Lieutenant Governor of Delhi
- In office 9 June 2004 – 9 April 2007
- Appointed by: A. P. J. Abdul Kalam
- Preceded by: Vijai Kapoor
- Succeeded by: Tejendra Khanna

Personal details
- Born: 27 March 1936 Chhoti Kathu, Jodhpur State, British India
- Died: 22 December 2017 (aged 81) New Delhi, India
- Profession: Civil servant (Retd.)

= Banwari Lal Joshi =

Indian political figure (1936–2017)

Banwari Lal Joshi (27 March 1936 – 22 December 2017) was an Indian civil servant and government official who was Governor of the Indian state of Uttar Pradesh from 2009 to 24 June 2014. He was previously Lieutenant-Governor of Delhi from 2004 to 2007, Governor of Meghalaya in 2007, and Governor of Uttarakhand from July 2011 to August 2011 and October 2007 to July 2009.

Born in a small Rajasthan village of Choti Kathu of Nagour district, Joshi began his career in 1957 with the state police service in Rajasthan and moved to the Government of India in 1962.

During a long service career, Joshi worked in different administrative positions including the Ministry of Home Affairs, with Prime Ministers Lal Bahadur Shastri and Indira Gandhi, with the High Commissions of India at Islamabad and London, and with the Embassy of India at Washington, D.C. He took voluntary retirement from the Indian Police Service in 1991 and got involved in social work.
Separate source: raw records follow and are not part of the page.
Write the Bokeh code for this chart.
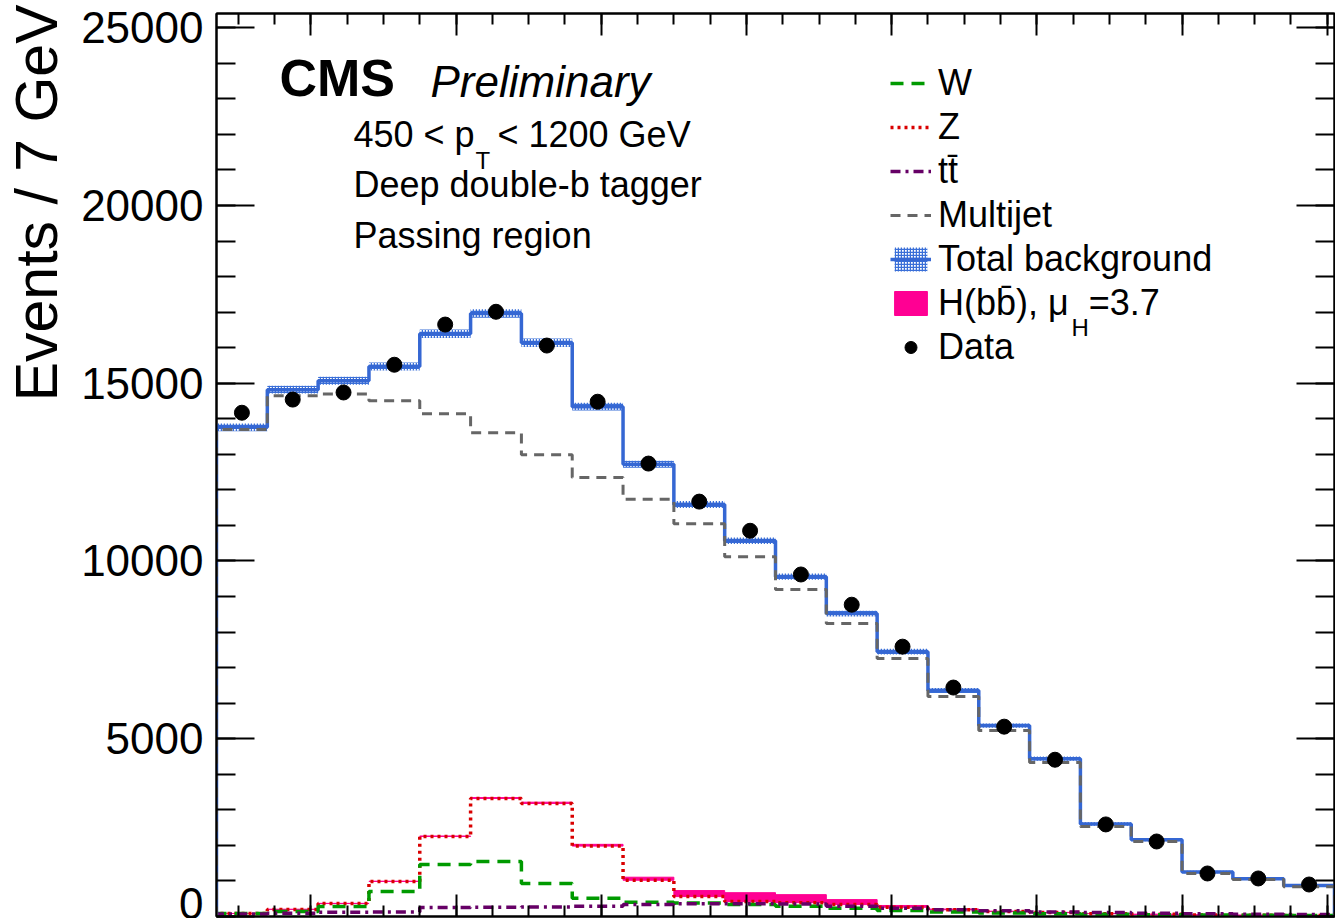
import numpy as np
from bokeh.plotting import figure
from bokeh.models import (Range1d, LinearAxis, SingleIntervalTicker, Label,
                          Legend, LegendItem, Title, CustomJSTickFormatter)
from bokeh.embed import file_html
from bokeh.resources import INLINE

# ---------------- data ----------------
bin_low = 47.0          # GeV
bin_width = 7.0         # GeV
n_bins = 22

data_counts = [14170, 14540, 14740, 15520, 16650, 17010, 16060, 14480, 12740, 11670, 10850,
               9620, 8770, 7590, 6440, 5340, 4410, 2590, 2110, 1210, 1070, 900]
total_bkg = [13760, 14820, 15070, 15470, 16390, 16960, 16140, 14340, 12720, 11590, 10570,
             9560, 8520, 7450, 6360, 5370, 4440, 2600, 2160, 1250, 1060, 870]
total_unc = [110, 110, 110, 110, 120, 120, 120, 110, 100, 100, 90,
             90, 80, 80, 70, 60, 60, 50, 45, 35, 30, 30]
multijet = [13700, 14650, 14700, 14510, 14140, 13610, 12990, 12350, 11740, 11050, 10120,
            9200, 8240, 7260, 6190, 5230, 4330, 2530, 2110, 1210, 1040, 840]
w_bkg = [84, 140, 280, 700, 1460, 1550, 930, 510, 400, 380, 340,
         290, 230, 170, 130, 100, 80, 60, 50, 40, 35, 30]
z_bkg = [84, 200, 365, 985, 2250, 3320, 3180, 1980, 1020, 560, 420,
         390, 335, 260, 190, 140, 110, 80, 60, 45, 35, 30]
ttbar = [70, 90, 120, 130, 250, 260, 270, 290, 340, 360, 360,
         350, 290, 230, 190, 160, 130, 110, 90, 75, 65, 55]
higgs = [2, 3, 5, 8, 15, 25, 35, 50, 85, 170, 250,
         225, 140, 50, 20, 10, 6, 4, 3, 2, 2, 1]

y_ticks_interval = 5000
x_ticks_interval = 20

# ---------------- derived arrays ----------------
edges = bin_low + bin_width * np.arange(n_bins + 1)
centers = 0.5 * (edges[:-1] + edges[1:])


def hist_xy(vals):
    xs = np.repeat(edges, 2)
    ys = np.concatenate([[0.0], np.repeat(np.asarray(vals, float), 2), [0.0]])
    return xs, ys


# ---------------- layout helpers ----------------
X_MIN, X_MAX = 47.0, 201.0
Y_MIN, Y_MAX = 0.0, 25400.0
FR_L, FR_R, FR_T, FR_B = 216, 1334, 13, 916   # page pixel frame


def px2x(px):
    return X_MIN + (px - FR_L) * (X_MAX - X_MIN) / (FR_R - FR_L)


def py2y(py):
    return Y_MIN + (FR_B - py) * (Y_MAX - Y_MIN) / (FR_B - FR_T)


FONT = "Liberation Sans"

p = figure(width=1335, height=918, x_range=Range1d(X_MIN, X_MAX),
           y_range=Range1d(Y_MIN, Y_MAX), output_backend="svg",
           toolbar_location=None, x_axis_location=None, y_axis_location=None,
           min_border_left=FR_L, min_border_right=1, min_border_top=FR_T,
           min_border_bottom=2)
p.xgrid.visible = False
p.ygrid.visible = False
p.outline_line_color = "black"
p.outline_line_width = 2
p.background_fill_color = "white"
p.border_fill_color = "white"

empty_fmt = CustomJSTickFormatter(code="return '';")


def style_axis(ax, major_in, minor_in, labels):
    ax.axis_line_width = 2
    ax.axis_line_color = "black"
    ax.major_tick_line_width = 2
    ax.minor_tick_line_width = 2
    ax.major_tick_out = 0
    ax.minor_tick_out = 0
    ax.major_tick_in = major_in
    ax.minor_tick_in = minor_in
    if labels:
        ax.major_label_text_font = FONT
        ax.major_label_text_font_size = "44px"
        ax.major_label_text_color = "black"
        ax.major_label_standoff = 13
    else:
        ax.formatter = empty_fmt
        ax.major_label_text_font_size = "1px"
        ax.major_label_standoff = 0


left = LinearAxis(ticker=SingleIntervalTicker(interval=y_ticks_interval, num_minor_ticks=5))
style_axis(left, 38, 19, True)
right = LinearAxis(ticker=SingleIntervalTicker(interval=y_ticks_interval, num_minor_ticks=5))
style_axis(right, 38, 19, False)
top = LinearAxis(ticker=SingleIntervalTicker(interval=x_ticks_interval, num_minor_ticks=4))
style_axis(top, 22, 11, False)
bottom = LinearAxis(ticker=SingleIntervalTicker(interval=x_ticks_interval, num_minor_ticks=4))
style_axis(bottom, 22, 11, False)
p.add_layout(left, "left")
p.add_layout(right, "right")
p.add_layout(top, "above")
p.add_layout(bottom, "below")

# spacer between tick labels and the y title, then the y title itself
spacer = Title(text=" ", text_font=FONT, text_font_size="7px", standoff=0)
p.add_layout(spacer, "left")
ytitle = Title(text="Events / 7 GeV", align="right", text_font=FONT,
               text_font_size="59px", text_font_style="normal",
               text_color="black", standoff=0, offset=-9)
p.add_layout(ytitle, "left")

# ---------------- glyphs ----------------
z_arr = np.asarray(z_bkg, float)
h_arr = np.asarray(higgs, float)
r_h = p.quad(left=edges[:-1], right=edges[1:], bottom=z_arr, top=z_arr + h_arr,
             fill_color="#ff0093", line_color="#ff0093", line_width=1)

xs, ys = hist_xy(z_bkg)
r_z = p.line(xs, ys, line_color="#d90000", line_width=3.5, line_dash="3 4")
xs, ys = hist_xy(w_bkg)
r_w = p.line(xs, ys, line_color="#009a00", line_width=3.5, line_dash="13 8")
xs, ys = hist_xy(ttbar)
r_tt = p.line(xs, ys, line_color="#660066", line_width=3.5, line_dash="10 5 3 5")

tot = np.asarray(total_bkg, float)
unc = np.asarray(total_unc, float)
r_band = p.quad(left=edges[:-1], right=edges[1:], bottom=tot - unc, top=tot + unc,
                fill_alpha=0, line_alpha=0, hatch_pattern="cross",
                hatch_color="#3a6fd8", hatch_scale=3, hatch_weight=1.5)
xs, ys = hist_xy(total_bkg)
r_tot = p.line(xs, ys, line_color="#3567d3", line_width=3.5)
xs, ys = hist_xy(multijet)
r_qcd = p.line(xs, ys, line_color="#666666", line_width=3, line_dash="10 7")

dat = np.asarray(data_counts, float)
err = np.sqrt(dat)
p.segment(x0=centers, y0=dat - err, x1=centers, y1=dat + err, line_color="black",
          line_width=2)
r_data = p.scatter(centers, dat, size=15, color="black")

# ---------------- legend ----------------
legend = Legend(items=[
    LegendItem(label="W", renderers=[r_w]),
    LegendItem(label="Z", renderers=[r_z]),
    LegendItem(label="t\u0074\u0304", renderers=[r_tt]),
    LegendItem(label="Multijet", renderers=[r_qcd]),
    LegendItem(label="Total background", renderers=[r_band, r_tot]),
    LegendItem(label="H(bb\u0304), \u03bc  =3.7", renderers=[r_h]),
    LegendItem(label="Data", renderers=[r_data]),
], location=(674, 548))
legend.label_text_font = FONT
legend.label_text_font_size = "36px"
legend.label_text_color = "black"
legend.glyph_width = 41
legend.glyph_height = 30
legend.label_height = 40
legend.label_standoff = 7
legend.spacing = 2
legend.padding = 0
legend.margin = 0
legend.border_line_alpha = 0
legend.background_fill_alpha = 0
p.add_layout(legend)

# ---------------- texts ----------------
BASELINE_FIX = 0.35   # empirical shift (in em) of Bokeh's alphabetic baseline


def add_text(px, py, text, size_px, style="normal"):
    py_fixed = py - BASELINE_FIX * size_px
    p.add_layout(Label(x=px2x(px), y=py2y(py_fixed), text=text, text_font=FONT,
                       text_font_size=f"{size_px}px", text_font_style=style,
                       text_color="black", text_baseline="alphabetic",
                       text_align="left"))


add_text(279, 96, "CMS", 52, style="bold")
add_text(430, 96, "Preliminary", 44, style="italic")
add_text(353, 147, "450 < p", 36)
add_text(475, 168, "T", 24)
add_text(497, 147, "< 1200 GeV", 36)
add_text(353, 197, "Deep double-b tagger", 36)
add_text(353, 248, "Passing region", 36)
add_text(1071, 335, "H", 24)

open("out.html", "w").write(file_html(p, INLINE))
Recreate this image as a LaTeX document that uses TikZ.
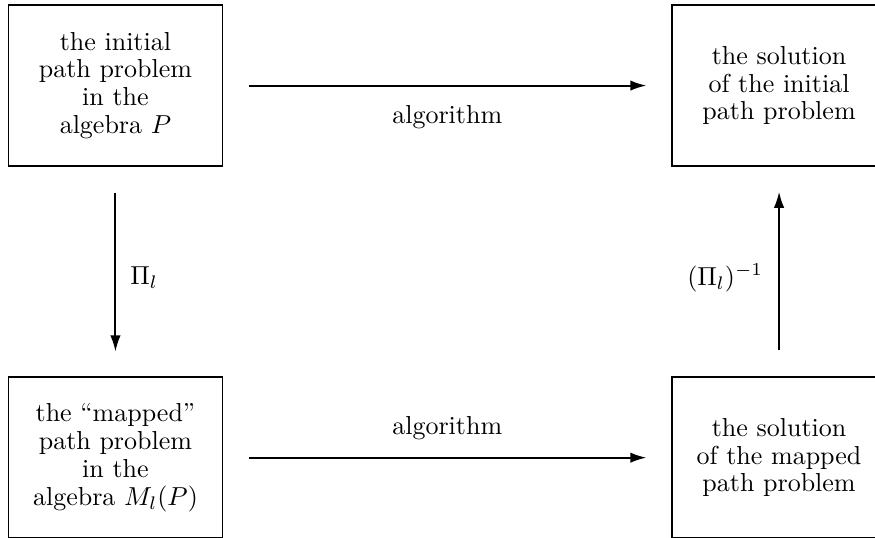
\documentclass[tikz,border=0pt]{standalone}
\usepackage{amsmath}
\usepackage{tikz}
\usetikzlibrary{positioning, arrows.meta}

\begin{document}
\begin{tikzpicture} [node distance = 143.1pt and 255.2pt, on grid,
        box/.style = {draw, line width = 0.7pt, minimum width = 82.3pt,
        minimum height = 61.9pt, inner sep = 0pt, align = center,
        font = \fontsize{10}{10.7}\selectfont}]

        \path [use as bounding box, clip] (-44.4pt,32.9pt) rectangle
        (292.1pt,-173.65pt);

        \node (ini) [box] {the initial\\path problem\\in the\\algebra $P$};
        \node (sol) [box, right = of ini] {the solution\\of the
        initial\\path problem}; \node (map) [box, below = of ini] {the
        ``mapped''\\path problem\\in the\\algebra $M_l(P)$}; \node (msol)
        [box, below = of sol] {the solution\\of the mapped\\path problem};

        \path [-{Latex[length=6.2pt, width=4pt]}, line width = 0.75pt,
            shorten <= 10pt, shorten >= 9.5pt]
            (ini) edge node [below = 4pt] {algorithm} (sol) (map) edge
            node [above = 3pt] {algorithm} (msol) (ini) edge node [right =
            2pt, pos = 0.53] {$\Pi_l$} (map) (msol) edge node [left =
            2.5pt, pos = 0.47] {$(\Pi_l)^{-1}$} (sol);
    \end{tikzpicture}
\end{document}
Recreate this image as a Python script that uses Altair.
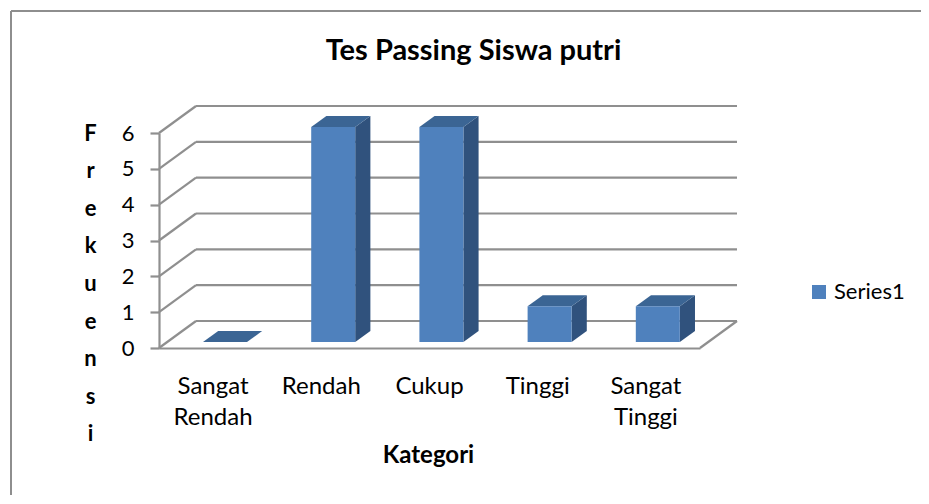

Joshi moved to the United States in 1993, where he worked with two large American software companies and also as executive director of an NGO located in California, which awards scholarships to bright and needy students in India.

On his return from the U.S. in March 2000, Joshi was appointed Member of the Rajasthan State Human Rights Commission, a position equivalent to a High Court Judge, where he worked for four years.

He assumed the post of the Lieutenant-Governor of Delhi on 9 June 2004 and relinquished this responsibility on being appointed Governor of Meghalaya in April 2007. In October 2007, he was appointed Governor of the State of Uttarakhand. He was sworn in as Governor of Uttar Pradesh on 28 July 2009.

On 17 June 2014 he resigned from the post of Governor of Uttar Pradesh.

Joshi has traveled extensively in India and abroad. He took a keen interest in social work and was also associated with several social service groups and agencies.